Stunning film of 15th century painting reveals previously unseen details and its gripping dark history
A short film revealing fascinating, hard-to-see details of northern Poland’s premier artwork has been launched on a new website that aims to bring the astonishing medieval painting to new audiences.
The fifteenth-century triptych, the ‘Last Judgement’, is one of the most outstanding and best-preserved examples of Dutch painting in the world.
Over 500 years since being created by German painter Hans Memling, it still amazes viewers with its luminous, pure colours and the richness of its dramatic content.
The masterpiece’s high status is also bound up with its turbulent history, which for centuries has linked the painting with Gdańsk.
Its terrifying vision of the end of the world and the last judgement is by far the most valuable painting north of Warsaw and can be seen in the Gdańsk branch of the National Museum.
However, due to its priceless status, the oil painting dating to 1467-71 can only be viewed behind a protective transparent plastic screen in a special room in the museum’s former Franciscan monastery home, which makes viewing the intricate mass of figures on their way to heaven or hell a challenge.
To remedy this, the Fala Kultury foundation and the City of Gdańsk have launched a multimedia website (www.sadostateczny.pl) featuring a seven-minute film that brings into sharp focus fascinating elements from the painting.
Anna Maria Czarzasta from Fala Kultury said: “Thanks to the materials made available to us by the museum, viewers of the film can see close up individual fragments of Memling's work. When you are in the museum it is impossible to get so close to the details.”
Viewers of the film will be exposed to Memling’s terrifying depictions of hell the day of the final judgment described in the Revelation of St. John.
Naked men and women with agonised expressions can be seen falling into eternal pits of fire, goaded by savage cloven-hooved beasts brandishing red-hot spiked clubs.

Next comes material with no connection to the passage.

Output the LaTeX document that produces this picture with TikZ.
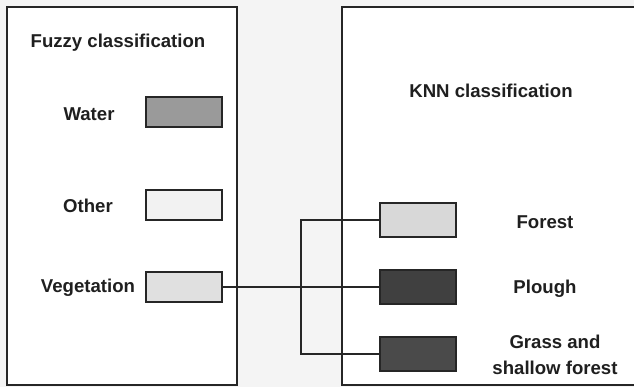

Some of the images may be amusing to today’s audiences, such as the Chewbacca-like hairy man doing the devil’s work, but they would certainly have stoked fear in 15th-century audiences.
On the other side of the three-panelled work, the forces of light shepherd the saved to their eternal salvation. Their faces, in contrast, emanate a calm serenity.
Along with the film, the website offers teaching and learning materials that can be used by schoolteachers or pupils working by themselves.
While the painting exudes action and drama, the story of how it came to be in Gdańsk is no less exciting.
Hans Memling, who was originally from Germany, painted the Last Judgement in Bruges in what is today Belgium after being commissioned by a rich Florentine merchant Angelo Tani. The triptych was intended to hand above the altar table in the private St. Michael's Chapel in St. Bartholomew's Church in Fiesole near Florence.
However, the galleon San Matteo with the triptych aboard never reached Italy after it left the Dutch port of Sluis in 1473.
Near the English coast the ship was attacked by the Gdańsk privateer Paul Beneke from his vessel the Peter von Danczk.
The battle was the result of a conflict between England and the Hanseatic League to which Gdańsk belonged. The stolen cargo, together with the Last Judgement fell into the possession of the privateers.
They handed the work to local Gdańsk nobles, who in turn gave it to what is now St. Mary's Basilica in the centre of Gdańsk.
For 330 years, the triptych was admired on one of the pillars of the chapel of St. George inside the basilica, though it was often eyed greedily by Europe’s rulers.
In the sixteenth century, Emperor Rudolf II Habsburg admired the triptych and wanted to buy it for 40,000 thalers. However, his offer was turned down by Gdańsk.
In 1716, Tsar Peter I demanded that the Last Judgment be handed over as a token of gratitude for peace negotiations that were favourable for the city. Gdańsk’s city fathers once again held firm.
However, when the French arrived in 1807, they sent the painting to the newly established Napoleon Museum in the Louvre in Paris, where it was erroneously considered to be the work of Jan van Eyck.
After eight years, the triptych left Paris and was sent to Berlin. It returned to Gdańsk in 1817, thanks to diplomatic efforts by Gdańsk City Council. It was placed again in St. Mary’s Basilica where it stayed until the final days of World War Two.
When the eastern front approached, church bosses hid the work in a small church in Thuringia, but it was stolen by the Red Army and taken to the Hermitage in Leningrad as war booty.
The Last Judgement was sent to Poland in 1956, which after the war had become its new rightful owner under international treaties after the war.
It was initially held in the National Museum in Warsaw, then it ended its long journey when it arrived at the Pomeranian Museum, which became the National Museum in Gdańsk in 1972.